Tuesday, January 15, 2008

The Old Bailey is calling.....

Well I've spent two days sitting around in Southwark Crown Court waiting to hear my name be called out. It's a bit like playing the lottery, you're so bored that you really want to hear your name and at the same time you're hoping that it doesn't get called lest you end up on some boring trial which involves you leaving the court all the time because they want to discuss a point of law.

Then this afternoon, having been sent home early yesterday they call my name out and I know it means I am going home early.. great I think, but oh no, not this time. This time they say "give me your smartcard for the canteen and your time sheet. You need to be at the Old Bailey tomorrow at 9.30am sharp."

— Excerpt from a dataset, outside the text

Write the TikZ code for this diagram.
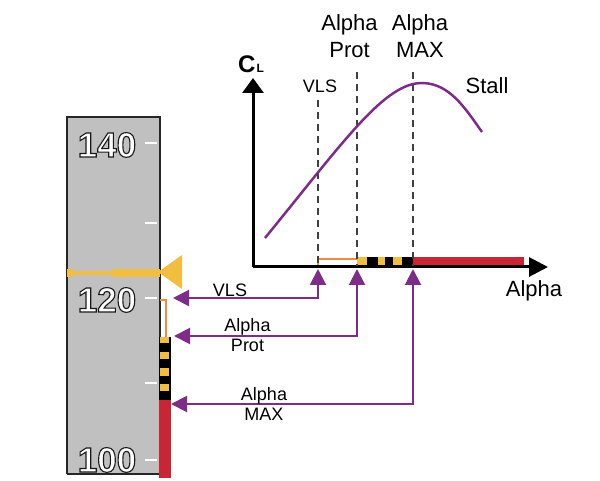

Fanbloodytastic! John Grisham novel next though.

21 comments:

Gemma Wilkinson said...

Fancy meeting for lunch? I am a pupil barrister and I could do with someone to share a sandwich x

The Grumbler said...

Dizzy - that's far better in a way. It means you'll get something much more juicy. I'd be unfortunate if you got lumbered with a 3-year fraud case or something, but murder trials take 2-3 weeks in general, and are fascinating experiences.

Word of advice though - don't take phones, iPods, Blackberry's or anything electronic. It used to be the case that you weren't even allowed those things in the building (unless you were a lawyer, oddly). I have been told that since I was there there's now a sort of valet for those items, but it's less of an annoyance not to take them at all, if possible of course.

dizzy said...

Sounds like I have a proposition! You can happily email me but as a pupil barrister I guess you know the drill for us lowly jurors. I will probably end up sitting there for hours bored witless.

Gemma Wilkinson said...

Unless you are deliberating over lunch, you'll get a break. Are you single?
x

Anonymous said...

maybe you will get the Harman, Hain, watt, alexander, abrahams case!

hang that man said...

I shared a common experience:
I wore a jacket and tie for the first couple of days of jury service.
I was rejected by defence lawyers.
I came back casually dressed and I got the nod.

Bob Piper said...

That should be OK then dizzy... you can bore Gemma witless too.

fnusnuank said...

Dizzy,

Public service and all that but I bet at the end of it all you will think it a waste of time. Especially if it comes to sentencing.

I believe I am right in saying that people charged with murder, plea bargained to manslaughter to save the cost of a trial end up with an average sentence of 7 years.

Fifty percent off for good behaviour.

Murder in Britain now has a 3.5 year tariff of time in nick.

No doubt the pupil barrister can confirm.

Mitch said...

Perhaps you are being tied up cos some juicy story is coming along and gordon wants you locked away in court.
Not trying to make you paranoid at all....

NPLCB said...

Enjoy it Dizzy.

I was on Jury service at Middlesex Crown Court. It was a rape. We went with 'not guilty'. You won't be surprised to learn I'm a Namby Pamby Libertarian Conservative Bastard.

dizzy said...

Gemma, I'm married with a three year old son. Does that disqualify me then? Be aware that you will make me cry if you say yes.

Neil Reddin said...

Ah, memories of my four month's jury service at Croydon Crown Court - two weeks? Amateur!

Gemma Wilkinson said...

Not at all, if you're still keen to share a sandwich and a chat. I think your mind is very interesting and would like to see the face that goes with it. And, of course, so long as your wife is agreeable...

Croydonian said...

Communication being what it is, texting and approving posts is easily done by our gracious host, but commenting is not.

Anyway, I have been asked to post that Dizz regrets that he is sequestered in the bowels of the Old Bailey without hope of parole, so lunch will not be possible today.

jailhouselawyer said...

I always thought no good would come of you...

Jury service, you say?

Sorry, I must have got the wrong end of the stick...

The Toast in The Machine said...

This scandal should henceforth be known as 'Dizzy-Date'.

Gemma Wilkinson said...

I'm so sad that he wasn't able to come. If he wants to meet another day, I am often around the area, and will check this post. Maybe you, Croydonian, could onpass this information?

dizzy said...

Far easier to just email me

Gemma Wilkinson said...

So you'd like to keep it private? That's fine.

dizzy said...

Hah! no.. it;s just more practical that's all. Having a conversation in thread with moderation and one where I cannot reply from my phone is just a little convoluted. Having left the court now I doubt whether I will be able to get out much over the coming weeks anyway but who knows.

dizzy said...

I enjoyed the Dizzy-Date scandal comment btw. Lightened the day whilst sitting around doing bugger all.